Trey Alexander and Alex O’Connell both had transition layups:
Ryan Kalkbrenner had not one but two dunks:
And after Ryan Hawkins made a pair of free throws at the 8:28 mark, CU led by 10, 42-32. But they just couldn’t seem to put KSU away. A 12-5 run over the next six minutes made it 47-44 Creighton. Suddenly, CHI Health Center was playing pump-up music during a late-game timeout to try and manufacture energy — a surprising place to be in a game CU was favored to win by nearly 20 points. Who would they draw up a play for?
Turns out there was little debate, according to players and coaches after the game. Hawkins, the sixth-year senior who has delivered in so many clutch moments during a storied DII career, is their unquestioned go-to guy at this point. And he delivered a massive basket, posting up KSU’s center and banking in a short jumper to make it 49-44 with just over a minute left.
Hawkins’ jump shot wasn’t falling, but he made a couple of crafty veteran shots at the rim — including the one that clinched the win — and grabbed 10 rebounds.

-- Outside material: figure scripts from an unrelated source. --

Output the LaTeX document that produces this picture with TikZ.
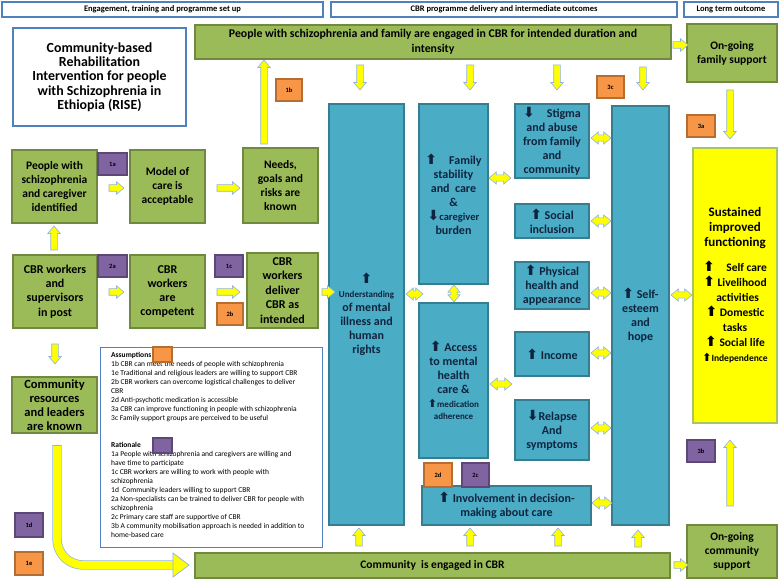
\documentclass[tikz,border=0pt]{standalone}
\usepackage{fontspec}
\setmainfont{Carlito}
\newfontfamily\symf{DejaVu Sans}
\usetikzlibrary{shapes.arrows}
\definecolor{gfill}{HTML}{9BBB59}
\definecolor{gdraw}{HTML}{71893F}
\definecolor{bfill}{HTML}{4BACC6}
\definecolor{bdraw}{HTML}{357D91}
\definecolor{btext}{HTML}{0F243E}
\definecolor{ofill}{HTML}{F79646}
\definecolor{odraw}{HTML}{B66D31}
\definecolor{pfill}{HTML}{8064A2}
\definecolor{pdraw}{HTML}{5C4776}
\definecolor{afill}{HTML}{FFFF00}
\definecolor{adraw}{HTML}{8EB4E3}
\definecolor{hdraw}{HTML}{4F81BD}
\definecolor{ydraw}{HTML}{A9C462}
\newcommand\UA{{\symf\bfseries\fontsize{14}{11}\selectfont ⬆}}
\newcommand\DA{{\symf\bfseries\fontsize{14}{11}\selectfont ⬇}}
\newcommand\UAs{{\symf\bfseries\fontsize{11}{9.5}\selectfont ⬆}}
\newcommand\mybox[7]{\node[#2, minimum width={(#5)-(#3)}, minimum height={(#6)-(#4)}] (#1) at ({((#3)+(#5))/2},{((#4)+(#6))/2}) {#7};}
\newcommand\ArR[4]{\node[sarr, minimum height={(#3)-(#2)}] (#1) at ({((#2)+(#3))/2},#4) {};}
\newcommand\ArU[4]{\node[sarr, rotate=90, minimum height={(#4)-(#3)}] (#1) at (#2,{((#3)+(#4))/2}) {};}
\newcommand\ArD[4]{\node[sarr, rotate=-90, minimum height={(#4)-(#3)}] (#1) at (#2,{((#3)+(#4))/2}) {};}
\newcommand\ArH[4]{\node[darr, minimum height={(#3)-(#2)}] (#1) at ({((#2)+(#3))/2},#4) {};}
\newcommand\ArV[4]{\node[darr, rotate=90, minimum height={(#4)-(#3)}] (#1) at (#2,{((#3)+(#4))/2}) {};}
\begin{document}
\begin{tikzpicture}[x=1pt,y=-1pt,
  gbox/.style={draw=gdraw, fill=gfill, line width=1.5pt, align=center, inner sep=0pt,
    font=\bfseries\fontsize{11.5}{14}\selectfont},
  bbox/.style={draw=bdraw, fill=bfill, line width=1.5pt, align=center, inner sep=0pt, text=btext,
    font=\bfseries\fontsize{12}{14}\selectfont},
  hbox/.style={draw=hdraw, fill=white, line width=1.2pt, align=center, inner sep=0pt,
    font=\bfseries\fontsize{8.5}{10}\selectfont},
  badge/.style={line width=1.2pt, inner sep=0pt, font=\bfseries\fontsize{6.5}{7}\selectfont},
  obadge/.style={badge, fill=ofill, draw=odraw},
  pbadge/.style={badge, fill=pfill, draw=pdraw},
  sarr/.style={single arrow, fill=afill, draw=adraw, line width=0.6pt, inner xsep=0pt, inner ysep=3pt,
    minimum width=12pt, single arrow head extend=3pt, single arrow tip angle=80},
  darr/.style={double arrow, fill=afill, draw=adraw, line width=0.6pt, inner xsep=0pt, inner ysep=2.8pt,
    minimum width=12pt, double arrow head extend=3pt, double arrow tip angle=80}]
\useasboundingbox (0,0) rectangle (780,580);
\fill[white] (0,0) rectangle (780,580);
% headers
\mybox{h1}{hbox}{2}{2}{323}{17}{Engagement, training and programme set up}
\mybox{h2}{hbox}{331}{2}{677}{17}{CBR programme delivery and intermediate outcomes}
\mybox{h3}{hbox}{684}{2}{778}{17}{Long term outcome}
% title
\mybox{title}{draw=hdraw, fill=white, line width=2pt, align=center, inner sep=0pt, font=\bfseries\fontsize{13.9}{14.3}\selectfont}{13}{28}{186}{126}{Community-based\\ Rehabilitation\\ Intervention for people\\ with Schizophrenia in\\ Ethiopia (RISE)}
% green boxes
\mybox{top}{gbox, font=\bfseries\fontsize{11.8}{15}\selectfont}{195}{25}{671}{59}{People with schizophrenia and family are engaged in CBR for intended duration and\\ intensity}
\mybox{famsup}{gbox}{687}{24}{777}{82}{On-going\\ family support}
\mybox{p1}{gbox}{12}{150}{97}{223}{People with\\ schizophrenia\\ and caregiver\\ identified}
\mybox{model}{gbox}{130}{150}{205}{223}{Model of\\ care is\\ acceptable}
\mybox{needs}{gbox}{243}{148}{318}{223}{Needs,\\ goals and\\ risks are\\ known}
\mybox{workers}{gbox, font=\bfseries\fontsize{12}{14.2}\selectfont}{13}{255}{97}{328}{CBR workers\\ and\\ supervisors\\ in post}
\mybox{compet}{gbox, font=\bfseries\fontsize{12}{14.2}\selectfont}{130}{255}{205}{328}{CBR\\ workers\\ are\\ competent}
\mybox{deliver}{gbox, font=\bfseries\fontsize{12}{14.5}\selectfont}{247}{253}{318}{328}{CBR\\ workers\\ deliver\\ CBR as\\ intended}
\mybox{resources}{gbox, font=\bfseries\fontsize{12.5}{14}\selectfont}{12}{377}{97}{433}{Community\\ resources\\ and leaders\\ are known}
\mybox{bottom}{gbox}{195}{553}{670}{578}{Community\ \ is engaged in CBR}
\mybox{comsup}{gbox}{687}{525}{777}{578}{On-going\\ community\\ support}
% blue boxes
\mybox{under}{bbox}{329}{104}{404}{525}{\UA\\ {\fontsize{9}{11}\selectfont Understanding}\\ of mental\\ illness and\\ human\\ rights}
\mybox{family}{bbox}{419}{104}{488}{284}{\UA\quad Family\\ stability\\ and\ \ care\\ \&\\ \DA{\fontsize{10.5}{14}\selectfont caregiver}\\ burden}
\mybox{access}{bbox}{419}{303}{488}{458}{\UA\ Access\\ to mental\\ health\\ care \&\\ {\fontsize{9}{11}\selectfont\UAs medication}\\[-2pt] {\fontsize{9}{11}\selectfont adherence}}
\mybox{stigma}{bbox}{515}{104}{589}{178}{\DA\quad Stigma\\ and abuse\\ from family\\ and\\ community}
\mybox{social}{bbox}{515}{204}{589}{238}{\UA\ Social\\ inclusion}
\mybox{phys}{bbox}{515}{262}{589}{309}{\UA\ Physical\\ health and\\ appearance}
\mybox{income}{bbox}{515}{332}{589}{376}{\UA\ Income}
\mybox{relapse}{bbox}{515}{400}{589}{460}{\DA Relapse\\ And\\ symptoms}
\mybox{involve}{bbox}{422}{486}{591}{525}{\UA\ Involvement in decision-\\ making about care}
\mybox{self}{bbox}{612}{106}{669}{525}{\UA\ Self-\\ esteem\\ and\\ hope}
% yellow outcome
\mybox{sustain}{draw=ydraw, fill=afill, line width=1.5pt, align=center, inner sep=0pt, font=\bfseries\fontsize{13}{15}\selectfont}{693}{148}{777}{423}{Sustained\\ improved\\ functioning\\[10pt] {\fontsize{11.5}{13.5}\selectfont\UA\quad Self care}\\ {\fontsize{11.5}{13.5}\selectfont\UA\ Livelihood}\\ {\fontsize{11.5}{13.5}\selectfont \ \ activities}\\ {\fontsize{11.5}{13.5}\selectfont\UA\ Domestic}\\ {\fontsize{11.5}{13.5}\selectfont tasks}\\ {\fontsize{11.5}{13.5}\selectfont\UA\ Social life}\\ {\fontsize{9.5}{12}\selectfont\UAs Independence}}
% assumptions
\mybox{assum}{draw=hdraw, fill=white, line width=0.8pt, inner sep=0pt}{100}{347}{322}{547}{}
\node[anchor=north west, inner sep=0pt, align=left, font=\fontsize{7.5}{9}\selectfont] (asstext) at (111,352) {\textbf{Assumptions}\\ 1b CBR can meet the needs of people with schizophrenia\\ 1e Traditional and religious leaders are willing to support CBR\\ 2b CBR workers can overcome logistical challenges to deliver\\ CBR\\ 2d Anti-psychotic medication is accessible\\ 3a CBR can improve functioning in people with schizophrenia\\ 3c Family support groups are perceived to be useful\\[18pt] \textbf{Rationale}\\ 1a People with schizophrenia and caregivers are willing and\\ have time to participate\\ 1c CBR workers are willing to work with people with\\ schizophrenia\\ 1d\ \ Community leaders willing to support CBR\\ 2a Non-specialists can be trained to deliver CBR for people with\\ schizophrenia\\ 2c Primary care staff are supportive of CBR\\ 3b A community mobilisation approach is needed in addition to\\ home-based care};
\mybox{asq}{obadge}{153}{347}{172}{362}{}
\mybox{raq}{pbadge}{153}{438}{172}{453}{}
% badges
\mybox{b1b}{obadge}{276}{79}{302}{101}{1b}
\mybox{b1a}{pbadge}{98}{153}{127}{175}{1a}
\mybox{b2a}{pbadge}{98}{255}{127}{277}{2a}
\mybox{b1c}{pbadge}{215}{255}{243}{277}{1c}
\mybox{b2b}{obadge}{217}{303}{243}{325}{2b}
\mybox{b3c}{obadge}{597}{76}{624}{98}{3c}
\mybox{b3a}{obadge}{687}{115}{715}{137}{3a}
\mybox{b3b}{pbadge}{687}{440}{715}{462}{3b}
\mybox{b2d}{obadge}{424}{463}{452}{487}{2d}
\mybox{b2c}{pbadge}{462}{463}{489}{487}{2c}
\mybox{b1d}{pbadge}{15}{513}{43}{537}{1d}
\mybox{b1e}{obadge}{15}{552}{43}{575}{1e}
% arrows
\ArR{a1}{107}{122}{188}
\ArR{a2}{215}{238}{188}
\ArR{a3}{107}{122}{292}
\ArR{a4}{215}{238}{292}
\ArR{a5}{320}{333}{292}
\ArR{a6}{671}{686}{45}
\ArR{a7}{672}{686}{565}
\ArU{u1}{54}{228}{252}
\ArU{u2}{264}{62}{146}
\ArU{u3}{359}{530}{548}
\ArU{u4}{470}{530}{548}
\ArU{u5}{558}{530}{548}
\ArU{u6}{638}{532}{549}
\ArU{u7}{730}{442}{508}
\ArD{d1}{55}{342}{362}
\ArD{d2}{360}{63}{88}
\ArD{d3}{470}{63}{88}
\ArD{d4}{557}{63}{88}
\ArD{d5}{643}{65}{88}
\ArD{d6}{730}{88}{137}
\ArH{h1}{406}{423}{294}
\ArH{h2}{489}{511}{178}
\ArH{h3}{490}{512}{384}
\ArH{h4}{591}{611}{138}
\ArH{h5}{591}{611}{221}
\ArH{h6}{591}{611}{293}
\ArH{h7}{591}{611}{353}
\ArH{h8}{591}{611}{428}
\ArH{h9}{592}{612}{503}
\ArH{h10}{671}{692}{295}
\ArV{v1}{454}{285}{302}
% curved arrow from community resources to community engaged
\coordinate (cstart) at (57,445);
\coordinate (cend) at (175,565);
\draw[draw=adraw, line width=0.7pt, double=afill, double distance=8pt]
  (cstart) -- (57,539) .. controls (57,553.4) and (68.6,565) .. (83,565) -- (cend);
\draw[adraw, line width=0.7pt] (52.6,445) -- (61.4,445);
\filldraw[fill=afill, draw=adraw, line width=0.7pt] (173,553) -- (189,565) -- (173,577) -- cycle;
\end{tikzpicture}
\end{document}
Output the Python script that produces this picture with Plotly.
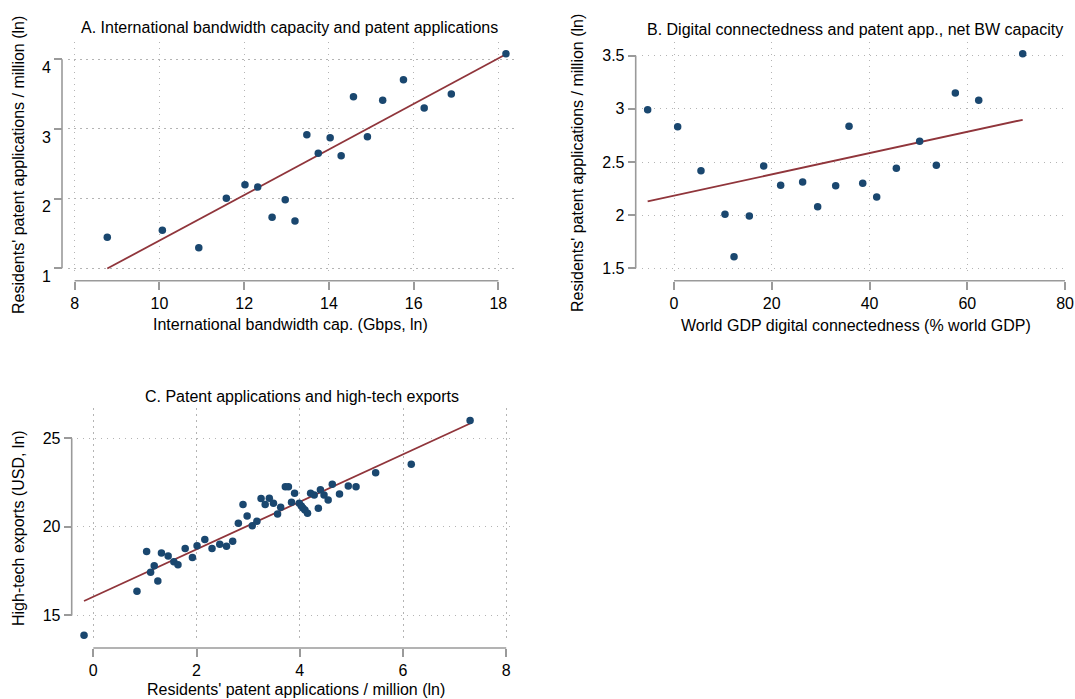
import numpy as np
import plotly.graph_objects as go

W, H = 1075, 699

# ---------------- data ----------------
# Panel A: international bandwidth capacity (Gbps, ln) vs patent applications / million (ln)
a_bw = [8.77, 10.07, 10.93, 11.58, 12.02, 12.32, 12.66, 12.97, 13.20, 13.48,
        13.75, 14.03, 14.29, 14.58, 14.91, 15.27, 15.76, 16.25, 16.89, 18.18]
a_pat = [1.445, 1.546, 1.296, 2.005, 2.200, 2.167, 1.732, 1.985, 1.679, 2.918,
         2.651, 2.875, 2.617, 3.464, 2.889, 3.411, 3.707, 3.301, 3.502, 4.08]

# Panel B: world GDP digital connectedness (% world GDP) vs patent applications (net BW capacity)
b_dig = [-5.39, 0.75, 5.52, 10.43, 12.28, 15.41, 18.35, 21.82, 26.32, 29.39,
         33.08, 35.81, 38.61, 41.47, 45.49, 50.26, 53.67, 57.56, 62.34, 71.34]
b_pat = [2.992, 2.832, 2.418, 2.008, 1.609, 1.992, 2.462, 2.281, 2.312, 2.080,
         2.277, 2.836, 2.300, 2.171, 2.441, 2.695, 2.469, 3.149, 3.080, 3.519]

# Panel C: patent applications / million (ln) vs high-tech exports (USD, ln)
c_pat = [-0.18, 0.846, 1.033, 1.11, 1.18, 1.25, 1.32, 1.45, 1.56, 1.64,
         1.78, 1.92, 2.01, 2.16, 2.30, 2.45, 2.58, 2.70, 2.81, 2.90,
         2.98, 3.08, 3.17, 3.25, 3.33, 3.41, 3.49, 3.57, 3.63, 3.72,
         3.78, 3.84, 3.90, 3.99, 4.03, 4.06, 4.10, 4.15, 4.21, 4.28,
         4.36, 4.40, 4.47, 4.55, 4.63, 4.77, 4.94, 5.09, 5.47, 6.16, 7.30]
c_hte = [13.89, 16.37, 18.61, 17.44, 17.80, 16.95, 18.52, 18.36, 18.03, 17.87,
         18.78, 18.27, 18.93, 19.29, 18.78, 19.02, 18.91, 19.19, 20.20, 21.26,
         20.61, 20.07, 20.32, 21.60, 21.26, 21.62, 21.34, 20.73, 21.11, 22.26,
         22.26, 21.39, 21.90, 21.34, 21.18, 21.07, 20.96, 20.77, 21.90, 21.80,
         21.05, 22.09, 21.80, 21.52, 22.41, 21.86, 22.31, 22.26, 23.05, 23.54, 26.0]

a_xticks = [8, 10, 12, 14, 16, 18]
a_yticks = [1, 2, 3, 4]
b_xticks = [0, 20, 40, 60, 80]
b_yticks = [1.5, 2, 2.5, 3, 3.5]
b_yticklabels = ["1.5", "2", "2.5", "3", "3.5"]
c_xticks = [0, 2, 4, 6, 8]
c_yticks = [15, 20, 25]

titles = ["A. International bandwidth capacity and patent applications",
          "B. Digital connectedness and patent app., net BW capacity",
          "C. Patent applications and high-tech exports"]
xtitles = ["International bandwidth cap. (Gbps, ln)",
           "World GDP digital connectedness (% world GDP)",
           "Residents' patent applications / million (ln)"]
ytitles = ["Residents' patent applications / million (ln)",
           "Residents' patent applications / million (ln)",
           "High-tech exports (USD, ln)"]

# ---------------- style ----------------
FONT = "Liberation Sans, Arial, Helvetica, sans-serif"
FS = 16
NAVY = "#1a476f"
MAROON = "#90353b"
AXIS_GRAY = "#9a9a9a"
GRID_GRAY = "#b4b4b4"


def px(x):
    return x / W


def py(y):
    return 1 - y / H


# panel geometry in window pixels: plot box, axis-line positions, ranges
panels = [
    dict(x=a_bw, y=a_pat, xt=a_xticks, yt=a_yticks, ytl=None,
         box=(68.3, 517.0, 41.7, 274.3), xr=(7.85, 18.44), yr=(0.914, 4.253),
         yline=62.0, xline=280.7, yshift=8,
         title=(289, 27), xtitle=(290, 324), ytitle=(18, 165)),
    dict(x=b_dig, y=b_pat, xt=b_xticks, yt=b_yticks, ytl=b_yticklabels,
         box=(641.7, 1066.0, 41.7, 274.3), xr=(-6.61, 80.2), yr=(1.4435, 3.632),
         yline=635.7, xline=280.7, yshift=0,
         title=(855, 30), xtitle=(856, 326), ytitle=(578, 163)),
    dict(x=c_pat, y=c_hte, xt=c_xticks, yt=c_yticks, ytl=None,
         box=(76.7, 515.0, 408.3, 641.7), xr=(-0.322, 8.17), yr=(13.52, 26.693),
         yline=71.7, xline=648.0, yshift=0,
         title=(302, 396), xtitle=(296, 689), ytitle=(18, 528)),
]

fig = go.Figure()
layout = dict(
    width=W, height=H,
    autosize=False,
    margin=dict(l=0, r=0, t=0, b=0, pad=0),
    paper_bgcolor="white", plot_bgcolor="white",
    showlegend=False,
    font=dict(family=FONT, size=FS, color="#000000"),
    annotations=[], shapes=[],
)

for i, p in enumerate(panels, start=1):
    xa = "x" if i == 1 else f"x{i}"
    ya = "y" if i == 1 else f"y{i}"
    xkey = "xaxis" if i == 1 else f"xaxis{i}"
    ykey = "yaxis" if i == 1 else f"yaxis{i}"
    x0, x1, y0, y1 = p["box"]

    xs = np.array(p["x"], dtype=float)
    ys = np.array(p["y"], dtype=float)
    slope, icpt = np.polyfit(xs, ys, 1)
    fx = np.array([xs.min(), xs.max()])
    fy = slope * fx + icpt

    fig.add_trace(go.Scatter(x=fx, y=fy, mode="lines", xaxis=xa, yaxis=ya,
                             line=dict(color=MAROON, width=1.8), hoverinfo="skip"))
    fig.add_trace(go.Scatter(x=xs, y=ys, mode="markers", xaxis=xa, yaxis=ya,
                             marker=dict(color=NAVY, size=7.5, line=dict(width=0))))

    common = dict(showline=False, zeroline=False, showgrid=True, automargin=False,
                  gridcolor=GRID_GRAY, gridwidth=1, griddash="1.5px,4.5px",
                  ticks="outside", ticklen=8, tickwidth=1.6, tickcolor=AXIS_GRAY,
                  tickfont=dict(family=FONT, size=FS, color="#000000"),
                  ticklabeloverflow="allow",
                  anchor="free", fixedrange=True)
    layout[xkey] = dict(common, domain=[px(x0), px(x1)], range=list(p["xr"]),
                        position=py(p["xline"]), tickvals=p["xt"], side="bottom")
    yax = dict(common, domain=[py(y1), py(y0)], range=list(p["yr"]),
               position=px(p["yline"]), tickvals=p["yt"], side="left")
    if p["ytl"] is not None:
        yax["ticktext"] = p["ytl"]
    if p["yshift"]:
        yax["ticklabelshift"] = p["yshift"]
    layout[ykey] = yax

    # detached axis lines spanning the tick range
    layout["shapes"].append(dict(type="line", xref=xa, yref="paper",
                                 x0=p["xt"][0], x1=p["xt"][-1],
                                 y0=py(p["xline"]), y1=py(p["xline"]),
                                 line=dict(color=AXIS_GRAY, width=1.6)))
    layout["shapes"].append(dict(type="line", xref="paper", yref=ya,
                                 x0=px(p["yline"]), x1=px(p["yline"]),
                                 y0=p["yt"][0], y1=p["yt"][-1],
                                 line=dict(color=AXIS_GRAY, width=1.6)))

    tx, ty = p["title"]
    layout["annotations"].append(dict(text=titles[i - 1], xref="paper", yref="paper",
                                      x=px(tx), y=py(ty), xanchor="center", yanchor="middle",
                                      showarrow=False, font=dict(family=FONT, size=FS, color="#000000")))
    tx, ty = p["xtitle"]
    layout["annotations"].append(dict(text=xtitles[i - 1], xref="paper", yref="paper",
                                      x=px(tx), y=py(ty), xanchor="center", yanchor="middle",
                                      showarrow=False, font=dict(family=FONT, size=FS, color="#000000")))
    tx, ty = p["ytitle"]
    layout["annotations"].append(dict(text=ytitles[i - 1], xref="paper", yref="paper",
                                      x=px(tx), y=py(ty), xanchor="center", yanchor="middle",
                                      textangle=-90, showarrow=False,
                                      font=dict(family=FONT, size=FS, color="#000000")))

fig.update_layout(**layout)
fig.write_html("out.html",
               config=dict(displayModeBar=False),
               post_script="document.body.style.margin='0';document.body.style.overflow='hidden';")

He’s the first Bluejay with 10 or more rebounds in each of CU’s first two games of a season since Doug Swenson in 1998-99.
After two games and two wins, it’s pretty apparent the Jays are every bit the work in progress we expected them to be. There will be highs and lows. Avoiding losing more than they win on the nights where they’re “low”, like they were on Thursday, is the goal so that by February when this group (hopefully) gels, there’s something to play for. If their defense continues to play like it did Thursday, that’s a much more distinct possibility than it was four days ago.